HR-6314-119
Referred to the Subcommittee on Health.
Sponsored by Ritchie Torres (D-NY)
What it does
This bill would require all health insurers — including private group and individual plans, Medicare, Medicaid, TRICARE, the VA, and federal employee health plans — to cover annual low-dose CT (LDCT) lung cancer screenings at no cost to the patient. Coverage would apply to adults aged 50–80 whom a treating clinician determines to be at increased risk based on personal, environmental, or familial factors. Insurers would be prohibited from imposing prior authorization requirements, step-therapy protocols, frequency limits stricter than once per year, or documentation requirements beyond current evidence-based clinical guidelines.
Who benefits
Adults aged 50–80 with elevated lung cancer risk — including current and former smokers, people with occupational exposures (e.g., asbestos, radon), and those with a family history of lung cancer — who currently face cost-sharing barriers to screening.
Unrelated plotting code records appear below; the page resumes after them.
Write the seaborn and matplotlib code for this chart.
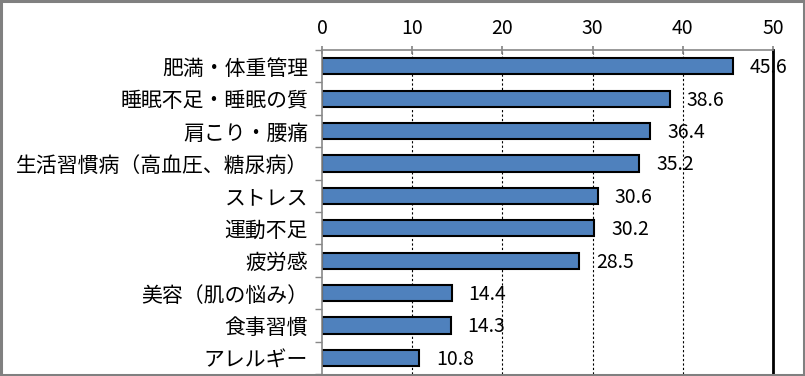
"""Horizontal bar chart of health concerns (percent)."""

import matplotlib

matplotlib.use("Agg")

import matplotlib.pyplot as plt
import pandas as pd
import seaborn as sns
from matplotlib.patches import Rectangle

categories = [
    "肥満・体重管理",
    "睡眠不足・睡眠の質",
    "肩こり・腰痛",
    "生活習慣病（高血圧、糖尿病）",
    "ストレス",
    "運動不足",
    "疲労感",
    "美容（肌の悩み）",
    "食事習慣",
    "アレルギー",
]
values = [45.6, 38.6, 36.4, 35.2, 30.6, 30.2, 28.5, 14.4, 14.3, 10.8]
x_ticks = [0, 10, 20, 30, 40, 50]

sns.set_theme(style="white")
plt.rcParams["font.family"] = ["Noto Sans CJK JP", "DejaVu Sans"]
plt.rcParams["text.color"] = "black"
plt.rcParams["xtick.labelcolor"] = "black"
plt.rcParams["ytick.labelcolor"] = "black"

df = pd.DataFrame({"category": categories, "value": values})

fig = plt.figure(figsize=(8.05, 3.76), dpi=100)
ax = fig.add_axes([0.4, 0.005, 0.5602, 0.862])

sns.barplot(
    data=df,
    x="value",
    y="category",
    orient="y",
    color="#4F81BD",
    saturation=1,
    width=0.5,
    edgecolor="black",
    linewidth=1.5,
    ax=ax,
)

for i, v in enumerate(values):
    ax.annotate(
        f"{v:.1f}",
        xy=(v, i),
        xytext=(12, -1),
        textcoords="offset points",
        ha="left",
        va="center",
        fontsize=14,
        color="black",
    )

ax.set_xlim(0, 50)
ax.set_ylim(len(categories) - 0.5, -0.5)
ax.set_xticks(x_ticks)
ax.xaxis.tick_top()
ax.tick_params(axis="x", which="major", direction="inout", length=6,
               color="#888888", labelsize=14, pad=5)
ax.set_yticks(range(len(categories)))
ax.set_yticklabels(categories, fontsize=15)
ax.set_yticks([i + 0.5 for i in range(-1, len(categories))], minor=True)
ax.tick_params(axis="y", which="major", length=0, pad=10)
ax.tick_params(axis="y", which="minor", length=5, color="#888888", left=True)
ax.set_xlabel("")
ax.set_ylabel("")

for gx in x_ticks[1:-1]:
    ax.axvline(gx, color="black", linestyle=(0, (2, 2)), linewidth=0.8, zorder=0)

ax.spines["top"].set_color("#888888")
ax.spines["left"].set_color("#888888")
ax.spines["top"].set_linewidth(1.2)
ax.spines["left"].set_linewidth(1.2)
ax.spines["bottom"].set_visible(False)
ax.spines["right"].set_color("black")
ax.spines["right"].set_linewidth(2)

fig.patches.append(
    Rectangle((0.0015, 0.003), 0.997, 0.994, transform=fig.transFigure,
              fill=False, edgecolor="#808080", linewidth=2.2)
)

fig.savefig("out.png", dpi=100)
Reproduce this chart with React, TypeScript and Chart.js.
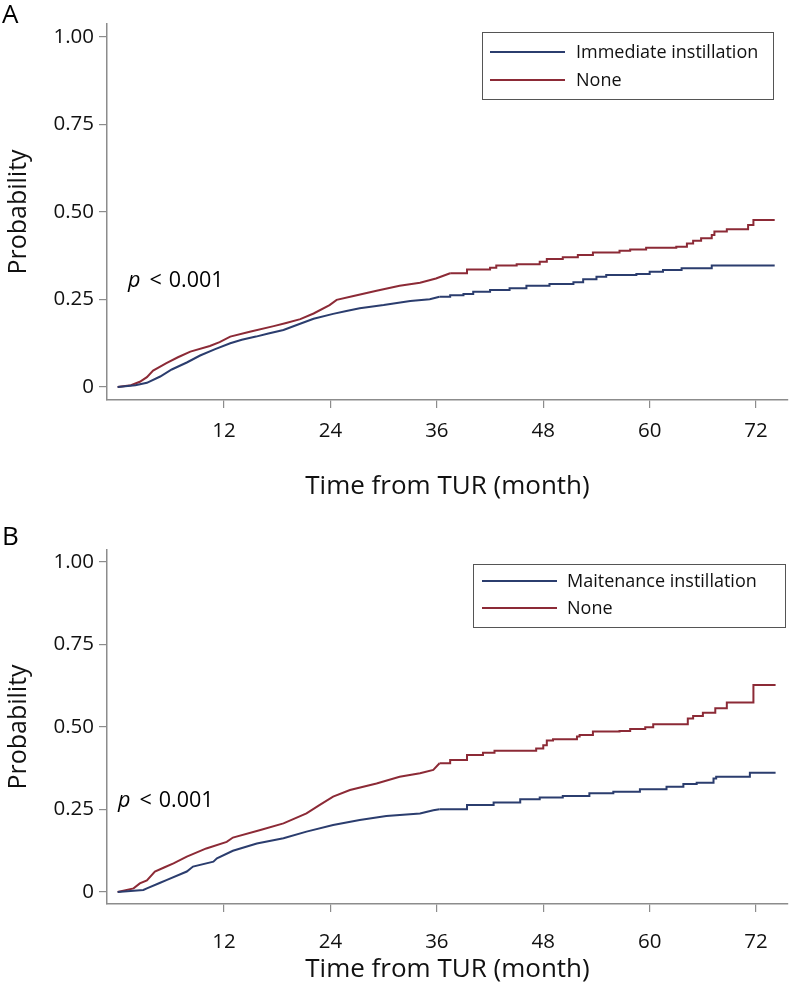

Patients on high-deductible health plans who currently pay out-of-pocket for screenings. Radiologists and imaging centers that would see increased demand for LDCT scans. Early-stage lung cancer patients who may receive diagnoses sooner, potentially improving survival outcomes. Veterans and active-duty military personnel covered under federal health programs.
Who is hurt
Private insurers and self-insured employers who would absorb the cost of screenings previously subject to cost-sharing, potentially passing costs on through higher premiums across their enrollee pools. Taxpayers who fund federal health programs (Medicare, Medicaid, VA, TRICARE) that would bear new mandatory coverage costs. Competing diagnostic or preventive services that may face indirect resource constraints if screening volumes increase significantly. Patients who do not meet the eligibility criteria (e.g., those under 50 or over 80, or those whose clinician does not determine them to be at increased risk) who would not benefit despite paying into the same insurance pools.
Supporters argue
Supporters argue that lung cancer is the leading cause of cancer death in the United States, killing more Americans annually than breast, prostate, and colorectal cancers combined, and that LDCT screening has been shown in the National Lung Screening Trial to reduce lung cancer mortality by 20%. They contend that cost-sharing and prior authorization requirements are documented barriers that suppress uptake of a proven, guideline-recommended screening — and that removing these barriers, as the ACA did for other preventive services, would increase early detection when treatment is most effective and least costly.
Opponents argue
Opponents argue that mandating zero-cost coverage across all insurance markets — including private plans and self-insured employers — without a defined funding mechanism shifts costs broadly onto premium payers and federal budgets, potentially raising premiums for all enrollees. They contend that the bill's eligibility standard, which relies on clinician discretion based on "personal, environmental, or familial risk factors" rather than a fixed smoking-history threshold, is vague enough to significantly expand the covered population beyond current USPSTF guidelines, making fiscal and utilization projections unreliable and potentially straining imaging capacity in underserved areas.
Constitutional context
Congress has broad authority to regulate insurance markets under the Commerce Clause (Art. I, §8, cl. 3) and to attach coverage conditions to federal health programs under the Taxing and Spending Clause (Art. I, §8, cl. 1). NFIB v. Sebelius (2012) affirmed Congress's power to regulate existing commercial activity in insurance markets, and the ACA's preventive services mandate has established a direct precedent for no-cost-sharing coverage requirements. Post-Loper Bright (2024), implementing regulations issued by HHS, DoD, VA, and OPM would face independent judicial review rather than automatic deference, meaning courts would scrutinize whether the agencies' eligibility definitions stay within the bill's statutory text.
Checks and balances
Congress gains authority to set coverage mandates across public and private insurance markets; HHS, DoD, VA, and OPM are directed to issue implementing regulations within 180 days, subject to judicial review under the post-Loper Bright independent-judgment standard.
Historical precedent
The ACA (2010) established a similar no-cost-sharing mandate for USPSTF-recommended preventive services, including lung cancer screening for high-risk smokers, though its scope and eligibility criteria differ from this bill's broader risk-based standard.